Joseph Zacharie Jacques Apoux (5 November 1846, Le Blanc – 11 November 1910, Le Kremlin-Bicêtre) was a French painter, illustrator and engraver of the late 19th century associated with the Decadent movement.

== Biography ==
Joseph Apoux studied painting and drawing under Jean-Léon Gérôme. He then specialized in aquatint and drypoint engraving. He exhibited in salons from 1880 and participated in the international exhibition Blanc et Noir ('Black and White') in 1886.

Apoux produced numerous series of erotic engravings and prints, including Pornographic Alphabet (c. 1880), Fantastic Reveries, and Etching Caprices (c. 1890). His work was published by the L. Joly publishing house (Quai Saint-Michel) and the print merchant René Pincebourde (Rue de Verneuil) between 1880 and 1900.

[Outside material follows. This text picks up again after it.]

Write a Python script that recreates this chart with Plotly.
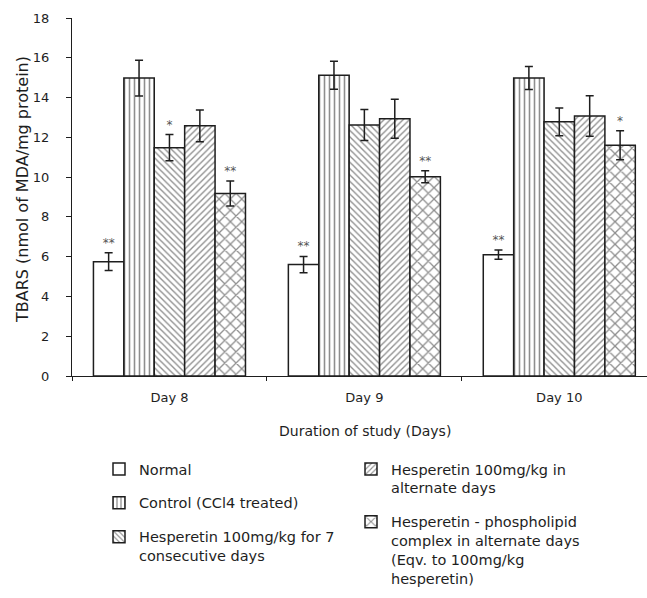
import plotly.graph_objects as go

days = ["Day 8", "Day 9", "Day 10"]
series_names = [
    "Normal",
    "Control (CCl4 treated)",
    "Hesperetin 100mg/kg for 7<br>consecutive days",
    "Hesperetin 100mg/kg in<br>alternate days",
    "Hesperetin - phospholipid<br>complex in alternate days<br>(Eqv. to 100mg/kg<br>hesperetin)",
]
normal = [5.75, 5.6, 6.1]
control = [14.98, 15.12, 14.98]
hesp7 = [11.48, 12.62, 12.78]
hesp_alt = [12.58, 12.93, 13.07]
complex_alt = [9.18, 10.02, 11.6]

normal_err = [0.45, 0.41, 0.23]
control_err = [0.9, 0.7, 0.58]
hesp7_err = [0.66, 0.78, 0.7]
hesp_alt_err = [0.8, 0.98, 1.02]
complex_err = [0.63, 0.3, 0.73]

normal_sig = ["**", "**", "**"]
control_sig = ["", "", ""]
hesp7_sig = ["*", "", ""]
hesp_alt_sig = ["", "", ""]
complex_sig = ["**", "**", "*"]

y_title = "TBARS (nmol of MDA/mg protein)"
x_title = "Duration of study (Days)"

values = [normal, control, hesp7, hesp_alt, complex_alt]
errors = [normal_err, control_err, hesp7_err, hesp_alt_err, complex_err]
sigs = [normal_sig, control_sig, hesp7_sig, hesp_alt_sig, complex_sig]
shapes = ["", "|", "\\", "/", "x"]
psizes = [8, 5, 4.5, 4.5, 8]
psolid = [0.2, 0.32, 0.3, 0.3, 0.3]
legends = ["legend", "legend", "legend", "legend2", "legend2"]

FONT = "DejaVu Sans, sans-serif"
INK = "#1e1e1e"

W, H = 647, 598
ML, MT = 72, 18
PH = H - MT  # paper height (bottom margin 0)
PW = W - ML
axis_bottom_px = 376
ydom0 = (H - axis_bottom_px) / PH

fig = go.Figure()
for i in range(5):
    fig.add_trace(go.Bar(
        x=days, y=values[i], name=series_names[i], offsetgroup=str(i),
        legendgroup=str(i),
        marker=dict(color="white", line=dict(color=INK, width=1.5),
                    pattern=dict(shape=shapes[i], fgcolor=INK, bgcolor="white",
                                 size=psizes[i], solidity=psolid[i])),
        error_y=dict(type="data", array=errors[i], color=INK, thickness=1.5, width=4),
        legend=legends[i],
    ))
for i in range(5):
    tops = [v + e for v, e in zip(values[i], errors[i])]
    fig.add_trace(go.Bar(
        x=days, y=[0.001] * 3, base=tops, offsetgroup=str(i),
        marker=dict(color="rgba(0,0,0,0)", line=dict(width=0)),
        text=sigs[i], textposition="outside", cliponaxis=False,
        textfont=dict(family=FONT, size=12, color="#555555"),
        showlegend=False, hoverinfo="skip",
    ))

fig.update_layout(
    width=W, height=H,
    margin=dict(l=ML, r=0, t=MT, b=0),
    plot_bgcolor="white", paper_bgcolor="white",
    barmode="group", bargap=0.22, bargroupgap=0,
    font=dict(family=FONT, size=13, color=INK),
    xaxis=dict(range=[-0.5, 2.45], showline=True, linecolor=INK, linewidth=1.2,
               ticks="outside", tickson="boundaries", ticklen=4, tickcolor=INK,
               tickfont=dict(size=13), showgrid=False, automargin=False,
               ticklabelstandoff=9),
    yaxis=dict(domain=[ydom0, 1], range=[0, 18], dtick=2, showline=True, linecolor=INK,
               linewidth=1.2, ticks="outside", ticklen=5, tickcolor=INK, showgrid=False,
               zeroline=False, tickfont=dict(size=13), automargin=False,
               ticklabelstandoff=14),
    legend=dict(x=(99 - ML) / PW, y=(H - 453) / PH,
                xanchor="left", yanchor="top", valign="top",
                font=dict(size=14.5), tracegroupgap=12, itemwidth=30,
                bgcolor="rgba(0,0,0,0)"),
    legend2=dict(x=(351 - ML) / PW, y=(H - 453) / PH,
                 xanchor="left", yanchor="top", valign="top",
                 font=dict(size=14.5), tracegroupgap=12, itemwidth=30,
                 bgcolor="rgba(0,0,0,0)"),
    annotations=[
        dict(text=y_title, xref="paper", yref="paper", x=0, xshift=22 - ML,
             y=(H - 190) / PH, textangle=-90, showarrow=False,
             xanchor="center", yanchor="middle", font=dict(size=16)),
        dict(text=x_title, xref="paper", yref="paper", x=(365 - ML) / PW,
             y=(H - 431) / PH, showarrow=False, xanchor="center", yanchor="middle",
             font=dict(size=14)),
    ],
)

fig.write_html("out.html", config={"displayModeBar": False},
               post_script="document.body.style.margin='0';document.body.style.overflow='hidden';")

Apoux lived his whole working life in Paris and married his first cousin Clarisse Camus, who bore him three children: Clarisse, who became a milliner and dressmaker, Marie, and Henri.

== Bibliography ==

- Oliver, Valerie Cassel, ed. (2011). "Apoux, Joseph". In Benezit Dictionary of Artists. Oxford Art Online. Oxford University Press.
- Spiller, Monika (2021). "Apoux, Joseph". In Beyer, Andreas; Savoy, Bénédicte; and Tegethoff, Wolf (eds.). Allgemeines Künstlerlexikon - Internationale Künstlerdatenbank. De Gruyter.
- "Apoux (Joseph-Jacques-Zacharie)", Revue du Centre: littérature, histoire, archéologie, sciences, statistique et beaux-arts, 15 June 1886.
- "Apoux (Joseph)", Dictionnaire général des artistes de l'école française depuis l'origine des arts du dessin jusqu'à nos jours (Paris, 1887)
- "Joseph Apoux", The British Museum Online. Retrieved 2 December 2021.
- "'Les Crêpes', an amusing Belle Époque French erotic etching by Joseph Apoux", MarkHill: Antiques and Modern Design. Retrieved 2 December 2021.